Once the server is running, a (previously downloaded) model can be accessed through a `langchain` object.

In [None]:
llm = OllamaLLM(model=model_name, temperature=0.0)

<font color='red'>TO-DO</font>: Ask the LLM model whatever (using the `invoke` *method*), e.g., "What is backpropagation?" or "What is Rick and Morty?"

<font color='red'>TO-DO</font>: Ask the LLM model about the main character in the novel, Bartleby.

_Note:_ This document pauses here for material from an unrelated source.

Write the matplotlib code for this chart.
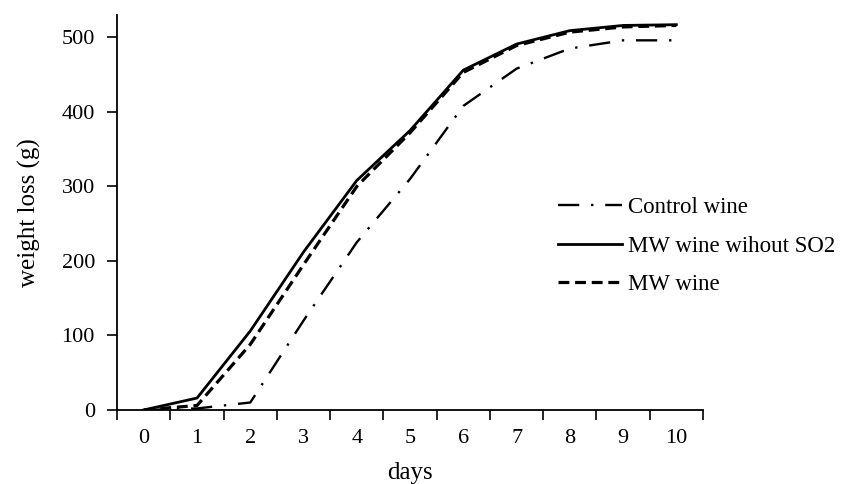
import numpy as np
import matplotlib.pyplot as plt
from matplotlib.ticker import FixedLocator

days = list(range(11))
control = [0, 2, 10, 120, 225, 310, 408, 458, 485, 496, 496]
mw_no_so2 = [0, 16, 106, 212, 308, 375, 456, 491, 509, 516, 517]
mw_wine = [0, 6, 88, 195, 300, 372, 453, 489, 507, 514, 516]

plt.rcParams['font.family'] = ['Liberation Serif', 'DejaVu Serif']

fig = plt.figure(figsize=(8.49, 4.84), dpi=100)
ax = fig.add_axes([0.138, 0.153, 0.69, 0.816])

ax.plot(days, control, color='black', lw=1.7, linestyle=(0, (9, 5, 1, 5)), label='Control wine')
ax.plot(days, mw_no_so2, color='black', lw=2.0, linestyle='-', label='MW wine wihout SO2')
ax.plot(days, mw_wine, color='black', lw=2.3, linestyle=(0, (3.4, 1.8)), label='MW wine')

ax.set_xlim(-0.5, 10.5)
ax.set_ylim(0, 530)
ax.set_xticks(days)
ax.set_xticklabels([str(d) for d in days])
ax.xaxis.set_minor_locator(FixedLocator(np.arange(-0.5, 11, 1)))
ax.tick_params(axis='x', which='major', length=0, pad=14, labelsize=16)
ax.tick_params(axis='x', which='minor', length=7, width=1.2, direction='out')
ax.set_yticks([0, 100, 200, 300, 400, 500])
ax.tick_params(axis='y', length=7, width=1.2, direction='out', labelsize=16, pad=9)

for s in ['top', 'right']:
    ax.spines[s].set_visible(False)
for s in ['left', 'bottom']:
    ax.spines[s].set_linewidth(1.3)

ax.set_xlabel('days', fontsize=18, labelpad=10)
ax.set_ylabel('weight loss (g)', fontsize=18, labelpad=15)

ax.legend(loc='center left', bbox_to_anchor=(0.752, 0.415), frameon=False, fontsize=16.5,
          handlelength=2.8, handletextpad=0.25, labelspacing=0.75,
          borderpad=0, borderaxespad=0)

fig.savefig('out.png', dpi=100)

We are doing this **before** *augmenting* what the LLM knows.

## Templates

If you plan to interact with an LLM using always a certain style of *prompting*, you can make a template for it.

In [None]:
chat_prompt = ChatPromptTemplate([
    ('system', 'Try to rhyme every answer you give.'),
    ('human', '{user_input}'),
])

Then you build a *chain* (to be invoked just like we did above) that *sends* (read `|` as $\to$) the template to the LLM and the result of the latter to a *parser* that outputs a `str`.

In [None]:
chain = chat_prompt | llm | StrOutputParser()
print(chain.invoke('Explain backpropagation in one paragraph.'))

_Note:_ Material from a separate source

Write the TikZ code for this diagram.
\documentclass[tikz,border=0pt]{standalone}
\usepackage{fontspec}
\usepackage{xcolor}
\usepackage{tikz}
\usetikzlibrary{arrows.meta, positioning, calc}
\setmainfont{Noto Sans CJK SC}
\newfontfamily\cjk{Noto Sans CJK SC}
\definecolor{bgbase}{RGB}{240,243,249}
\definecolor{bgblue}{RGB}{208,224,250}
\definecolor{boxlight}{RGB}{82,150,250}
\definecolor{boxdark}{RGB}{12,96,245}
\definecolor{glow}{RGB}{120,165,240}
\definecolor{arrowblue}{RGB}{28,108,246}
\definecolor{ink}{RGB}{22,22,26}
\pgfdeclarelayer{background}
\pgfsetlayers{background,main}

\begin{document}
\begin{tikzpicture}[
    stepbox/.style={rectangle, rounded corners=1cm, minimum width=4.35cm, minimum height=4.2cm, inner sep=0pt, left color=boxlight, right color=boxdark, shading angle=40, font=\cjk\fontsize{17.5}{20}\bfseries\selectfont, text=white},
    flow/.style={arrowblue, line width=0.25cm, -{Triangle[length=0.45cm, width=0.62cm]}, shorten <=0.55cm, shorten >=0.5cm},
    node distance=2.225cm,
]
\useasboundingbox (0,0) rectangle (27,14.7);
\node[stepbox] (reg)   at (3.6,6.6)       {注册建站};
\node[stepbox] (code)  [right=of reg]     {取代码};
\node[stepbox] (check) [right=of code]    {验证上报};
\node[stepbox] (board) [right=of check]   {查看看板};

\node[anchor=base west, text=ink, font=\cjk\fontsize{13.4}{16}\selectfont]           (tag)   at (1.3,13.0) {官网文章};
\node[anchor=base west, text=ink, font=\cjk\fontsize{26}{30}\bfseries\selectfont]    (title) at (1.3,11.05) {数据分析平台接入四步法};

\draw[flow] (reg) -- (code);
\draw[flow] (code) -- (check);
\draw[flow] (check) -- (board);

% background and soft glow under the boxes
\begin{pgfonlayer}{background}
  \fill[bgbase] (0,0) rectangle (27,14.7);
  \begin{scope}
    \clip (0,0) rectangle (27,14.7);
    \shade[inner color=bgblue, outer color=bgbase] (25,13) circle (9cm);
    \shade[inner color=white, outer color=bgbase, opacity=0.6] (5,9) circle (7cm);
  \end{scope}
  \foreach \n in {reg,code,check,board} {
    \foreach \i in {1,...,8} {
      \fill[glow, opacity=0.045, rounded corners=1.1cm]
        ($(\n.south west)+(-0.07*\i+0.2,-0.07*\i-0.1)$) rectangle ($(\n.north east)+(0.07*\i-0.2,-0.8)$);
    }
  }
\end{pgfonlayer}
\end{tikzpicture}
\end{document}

<font color='red'>TO-DO</font>: Experiment with the above `system` instructions.

<font color='red'>TO-DO</font>: Make a new *chain* (stored in a new variable) that *keeps only the last word in every sentence and gets rid of the rest*. For the sake of simplicity (we don't need `system` instructions), you might want to use `PromptTemplate.from_template`.

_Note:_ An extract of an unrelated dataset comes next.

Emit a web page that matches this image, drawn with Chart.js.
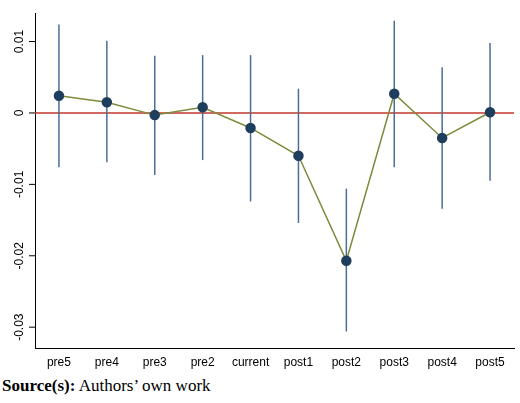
<!DOCTYPE html>
<html><head><script src="https://cdn.jsdelivr.net/npm/chart.js@4"></script>
<style>body{margin:0;background:#fff;width:520px;height:403px;overflow:hidden}
#w{position:relative;width:520px;height:372px}
#src{position:absolute;left:2px;top:376px;font-family:"Liberation Serif",serif;font-size:17px;color:#000}</style></head>
<body><div id="w"><canvas id="c"></canvas></div>
<div id="src"><b>Source(s):</b> Authors’ own work</div>
<script>
const categories=["pre5","pre4","pre3","pre2","current","post1","post2","post3","post4","post5"];
const estimates=[0.0024,0.0015,-0.0003,0.0008,-0.0021,-0.006,-0.0207,0.0027,-0.0035,0.0001];
const ciUpper=[0.0124,0.0101,0.008,0.0081,0.0081,0.0034,-0.0106,0.0129,0.0064,0.0098];
const ciLower=[-0.0076,-0.0069,-0.0087,-0.0066,-0.0124,-0.0154,-0.0306,-0.0076,-0.0134,-0.0095];
const yTicks=[0.01,0,-0.01,-0.02,-0.03];
const yTickLabels=["0.01","0","-0.01","-0.02","-0.03"];
const pl={id:'pl',beforeDatasetsDraw(ch){const c=ch.ctx,x=ch.scales.x,y=ch.scales.y,a=ch.chartArea;
c.save();c.strokeStyle='#c0392b';c.lineWidth=1.5;c.beginPath();c.moveTo(a.left,y.getPixelForValue(0));c.lineTo(a.right,y.getPixelForValue(0));c.stroke();
c.strokeStyle='#4d6d96';c.lineWidth=1.5;
categories.forEach((k,i)=>{const px=x.getPixelForValue(i);c.beginPath();c.moveTo(px,y.getPixelForValue(ciUpper[i]));c.lineTo(px,y.getPixelForValue(ciLower[i]));c.stroke();});
c.strokeStyle='#000';c.lineWidth=1;c.fillStyle='#000';c.font='12px "Liberation Sans",Arial';c.textAlign='center';c.textBaseline='bottom';
yTicks.forEach((v,i)=>{const py=y.getPixelForValue(v);c.beginPath();c.moveTo(a.left-6,py);c.lineTo(a.left,py);c.stroke();
c.save();c.translate(a.left-9,py);c.rotate(-Math.PI/2);c.fillText(yTickLabels[i],0,0);c.restore();});
c.restore();}};
new Chart(document.getElementById('c'),{type:'line',data:{labels:categories,datasets:[{data:estimates,borderColor:'#7d8c3c',borderWidth:1.5,pointBackgroundColor:'#1f3d5c',pointBorderColor:'#1f3d5c',pointRadius:4.5,tension:0}]},
options:{responsive:true,maintainAspectRatio:false,animation:false,layout:{padding:{left:35,right:5,top:13}},
plugins:{legend:{display:false},tooltip:{enabled:false}},
scales:{x:{offset:true,grid:{display:false,drawTicks:true,tickLength:5},border:{color:'#000'},ticks:{color:'#000',font:{size:12,family:'"Liberation Sans",Arial'},padding:2}},
y:{min:-0.033,max:0.014,afterBuildTicks(s){s.ticks=yTicks.map(v=>({value:v}));},grid:{display:false,drawTicks:false},border:{color:'#000'},ticks:{display:false}}}},
plugins:[pl]});
</script></body></html>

<font color='red'>TO-DO</font>: Make yet another chain by *piping* (`|`) the two previous ones in order to get a chain that yields the *rhyming* words in the above output.

# Retriever + LLM
`langchain` provides a way to construct an entire end-to-end RAG. We just need:

- an LLM, 

- a database of documents (which is tidied up using `as_retriever` so that `langchain` knows how to "talk" to it), and

- a *prompt* factoring in the latter.

Let us start with the *prompt*

In [None]:
system_prompt = (
    'Use the given context to answer the question. '
    'If you don\'t know, say so. '
    'Keep the answer under three sentences.\n\n'
    'Context:\n{context}'
)
prompt = ChatPromptTemplate.from_messages(
    [('system', system_prompt), ('human', '{input}')]
)

A function simply joining the documents.

In [None]:
join_docs = RunnableLambda(
    lambda docs: '\n\n'.join(d.page_content for d in docs)
)

`context` and `input` are the inputs to (*fill in*) the `prompt`, which is sent to the `llm`, whose output is *parsed* to yield the final output.

In [None]:
piped_rag_chain = (
    {                                             #  a `dict` for the prompt
        'context': vectordb.as_retriever(search_kwargs={"k": 4}) | join_docs,
        'input':   RunnablePassthrough(),
    }
    | prompt                                      # fill {context} + {input}
    | llm                                         # generate answer
    | StrOutputParser()                           # ChatMessage → str
)

<!-- <font color='red'>TO-DO</font>: Ask this *chain* (using the `invoke` *method*) again about *backpropagation*. Compare answers. -->
<font color='red'>TO-DO</font>: Ask this *chain* (using the `invoke` *method*) again the same questions you asked above (Bartleby, and whatever you asked before that). Compare answers (now **after** *augmenting* the LLM).

In [None]:
if not running_in_colab:
    proc.terminate()   # or proc.kill() for a hard stop
    proc.wait()
# log.close()

<font color='red'>TO-DO</font> : Try a different language model (you have a couple commented out in the code setting `model_name`). Be careful with the size of the model (*7b*, *8b*...). Large models might take **a lot** of time to produce an answer...or even collapse the GPU memory. The suffix *b* in those models stands for *billion*. The *Toy GPT* we trained before had...0.2 **m**illion.

# Sample questions

## What is the main benefit of adding retrieval to an LLM-based system?
- [ ] It removes the need to design prompts.
- [ ] It brings in relevant external context first, making answers more accurate and up-to-date.
- [ ] It permanently rewrites the model’s weights with new facts.
- [ ] It forces the model to answer only with quotes.

## What does an embedding represent for a piece of text?
- [ ] A perfect, lossless compression of the original text.
- [ ] The count of words and punctuation only.
- [ ] A numeric vector that captures meaning so similar texts are close together.
- [ ] A list of keywords in alphabetical order.